Written instruction >>
For this exercise, repeat all of the material verbatim apart from its images.

Information supplied >>
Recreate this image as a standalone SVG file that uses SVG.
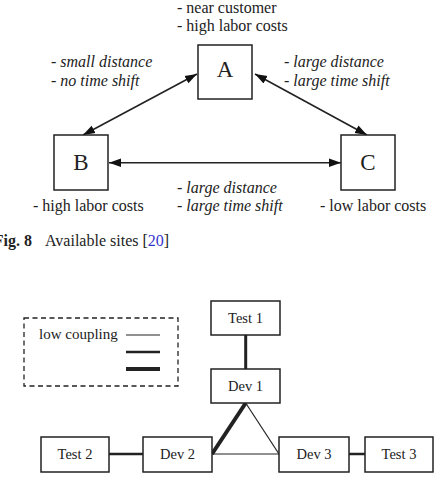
<svg xmlns="http://www.w3.org/2000/svg" width="439" height="485" viewBox="0 0 439 485">
<style>
text{font-family:"Liberation Serif","Times New Roman",serif;fill:#222}
.t{font-size:16px}
.i{font-size:16px;font-style:italic}
.big{font-size:23px;text-anchor:middle}
.n{font-size:14.5px;text-anchor:middle}
.box{fill:#fff;stroke:#222;stroke-width:1.5}
.ln{stroke:#222;fill:none}
</style>
<defs>
<marker id="ah" viewBox="0 0 12 10" refX="12" refY="5" markerWidth="12" markerHeight="10" markerUnits="userSpaceOnUse" orient="auto-start-reverse">
<path d="M0,0.8 L12,5 L0,9.2 Z" fill="#111"/>
</marker>
</defs>
<g id="connectors">
<line class="ln" x1="197" y1="74" x2="83" y2="135" stroke-width="1.6" marker-start="url(#ah)" marker-end="url(#ah)"/>
<line class="ln" x1="255" y1="74" x2="367" y2="135" stroke-width="1.6" marker-start="url(#ah)" marker-end="url(#ah)"/>
<line class="ln" x1="109" y1="162.7" x2="341" y2="162.7" stroke-width="1.6" marker-start="url(#ah)" marker-end="url(#ah)"/>
<line class="ln" x1="245.7" y1="335" x2="245.7" y2="369" stroke-width="3"/>
<line class="ln" x1="109" y1="454" x2="143" y2="454" stroke-width="2.5"/>
<line class="ln" x1="349" y1="454" x2="365" y2="454" stroke-width="2.5"/>
<line class="ln" x1="245.7" y1="403" x2="212" y2="454" stroke-width="4"/>
<line class="ln" x1="245.7" y1="403" x2="279" y2="454" stroke-width="1.2"/>
<line class="ln" x1="212" y1="454" x2="279" y2="454" stroke-width="1.2"/>
</g>
<g id="A"><rect class="box" x="198" y="45" width="54" height="54"/><text class="big" x="225" y="77">A</text></g>
<g id="B"><rect class="box" x="54" y="135" width="54" height="55"/><text class="big" x="81" y="170">B</text></g>
<g id="C"><rect class="box" x="341" y="135" width="54" height="55"/><text class="big" x="368" y="170">C</text></g>
<g id="labels">
<text class="t" x="177" y="12.5">- near customer</text>
<text class="t" x="177" y="31">- high labor costs</text>
<text class="i" x="51" y="67">- small distance</text>
<text class="i" x="51" y="86">- no time shift</text>
<text class="i" x="284" y="67">- large distance</text>
<text class="i" x="284" y="86">- large time shift</text>
<text class="i" x="177" y="193">- large distance</text>
<text class="i" x="177" y="211">- large time shift</text>
<text class="t" x="33" y="211">- high labor costs</text>
<text class="t" x="320" y="211">- low labor costs</text>
<text class="t" x="32" y="246" text-anchor="end" font-weight="bold">Fig. 8</text>
<text class="t" x="45" y="246">Available sites [<tspan fill="#3333cc">20</tspan>]</text>
</g>
<g id="legend">
<rect x="24" y="318" width="154" height="68" fill="none" stroke="#222" stroke-width="1.3" stroke-dasharray="5,3.5"/>
<text x="39" y="339" font-size="15px">low coupling</text>
<line class="ln" x1="126" y1="335" x2="160" y2="335" stroke-width="1"/>
<line class="ln" x1="126" y1="352" x2="160" y2="352" stroke-width="2.5"/>
<line class="ln" x1="126" y1="369" x2="160" y2="369" stroke-width="4"/>
</g>
<g id="Test1"><rect class="box" x="211" y="301" width="69" height="34"/><text class="n" x="245.5" y="323">Test 1</text></g>
<g id="Dev1"><rect class="box" x="211" y="369" width="69" height="34"/><text class="n" x="245.5" y="391">Dev 1</text></g>
<g id="Test2"><rect class="box" x="41" y="437" width="68" height="35"/><text class="n" x="75" y="459">Test 2</text></g>
<g id="Dev2"><rect class="box" x="143" y="437" width="69" height="35"/><text class="n" x="177.5" y="459">Dev 2</text></g>
<g id="Dev3"><rect class="box" x="279" y="437" width="70" height="35"/><text class="n" x="314" y="459">Dev 3</text></g>
<g id="Test3"><rect class="box" x="365" y="437" width="68" height="35"/><text class="n" x="399" y="459">Test 3</text></g>
</svg>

In response >>
Recreate this image as a standalone SVG file that uses SVG.
<svg xmlns="http://www.w3.org/2000/svg" width="439" height="485" viewBox="0 0 439 485">
<style>
text{font-family:"Liberation Serif","Times New Roman",serif;fill:#222}
.t{font-size:16px}
.i{font-size:16px;font-style:italic}
.big{font-size:23px;text-anchor:middle}
.n{font-size:14.5px;text-anchor:middle}
.box{fill:#fff;stroke:#222;stroke-width:1.5}
.ln{stroke:#222;fill:none}
</style>
<defs>
<marker id="ah" viewBox="0 0 12 10" refX="12" refY="5" markerWidth="12" markerHeight="10" markerUnits="userSpaceOnUse" orient="auto-start-reverse">
<path d="M0,0.8 L12,5 L0,9.2 Z" fill="#111"/>
</marker>
</defs>
<g id="connectors">
<line class="ln" x1="197" y1="74" x2="83" y2="135" stroke-width="1.6" marker-start="url(#ah)" marker-end="url(#ah)"/>
<line class="ln" x1="255" y1="74" x2="367" y2="135" stroke-width="1.6" marker-start="url(#ah)" marker-end="url(#ah)"/>
<line class="ln" x1="109" y1="162.7" x2="341" y2="162.7" stroke-width="1.6" marker-start="url(#ah)" marker-end="url(#ah)"/>
<line class="ln" x1="245.7" y1="335" x2="245.7" y2="369" stroke-width="3"/>
<line class="ln" x1="109" y1="454" x2="143" y2="454" stroke-width="2.5"/>
<line class="ln" x1="349" y1="454" x2="365" y2="454" stroke-width="2.5"/>
<line class="ln" x1="245.7" y1="403" x2="212" y2="454" stroke-width="4"/>
<line class="ln" x1="245.7" y1="403" x2="279" y2="454" stroke-width="1.2"/>
<line class="ln" x1="212" y1="454" x2="279" y2="454" stroke-width="1.2"/>
</g>
<g id="A"><rect class="box" x="198" y="45" width="54" height="54"/><text class="big" x="225" y="77">A</text></g>
<g id="B"><rect class="box" x="54" y="135" width="54" height="55"/><text class="big" x="81" y="170">B</text></g>
<g id="C"><rect class="box" x="341" y="135" width="54" height="55"/><text class="big" x="368" y="170">C</text></g>
<g id="labels">
<text class="t" x="177" y="12.5">- near customer</text>
<text class="t" x="177" y="31">- high labor costs</text>
<text class="i" x="51" y="67">- small distance</text>
<text class="i" x="51" y="86">- no time shift</text>
<text class="i" x="284" y="67">- large distance</text>
<text class="i" x="284" y="86">- large time shift</text>
<text class="i" x="177" y="193">- large distance</text>
<text class="i" x="177" y="211">- large time shift</text>
<text class="t" x="33" y="211">- high labor costs</text>
<text class="t" x="320" y="211">- low labor costs</text>
<text class="t" x="32" y="246" text-anchor="end" font-weight="bold">Fig. 8</text>
<text class="t" x="45" y="246">Available sites [<tspan fill="#3333cc">20</tspan>]</text>
</g>
<g id="legend">
<rect x="24" y="318" width="154" height="68" fill="none" stroke="#222" stroke-width="1.3" stroke-dasharray="5,3.5"/>
<text x="39" y="339" font-size="15px">low coupling</text>
<line class="ln" x1="126" y1="335" x2="160" y2="335" stroke-width="1"/>
<line class="ln" x1="126" y1="352" x2="160" y2="352" stroke-width="2.5"/>
<line class="ln" x1="126" y1="369" x2="160" y2="369" stroke-width="4"/>
</g>
<g id="Test1"><rect class="box" x="211" y="301" width="69" height="34"/><text class="n" x="245.5" y="323">Test 1</text></g>
<g id="Dev1"><rect class="box" x="211" y="369" width="69" height="34"/><text class="n" x="245.5" y="391">Dev 1</text></g>
<g id="Test2"><rect class="box" x="41" y="437" width="68" height="35"/><text class="n" x="75" y="459">Test 2</text></g>
<g id="Dev2"><rect class="box" x="143" y="437" width="69" height="35"/><text class="n" x="177.5" y="459">Dev 2</text></g>
<g id="Dev3"><rect class="box" x="279" y="437" width="70" height="35"/><text class="n" x="314" y="459">Dev 3</text></g>
<g id="Test3"><rect class="box" x="365" y="437" width="68" height="35"/><text class="n" x="399" y="459">Test 3</text></g>
</svg>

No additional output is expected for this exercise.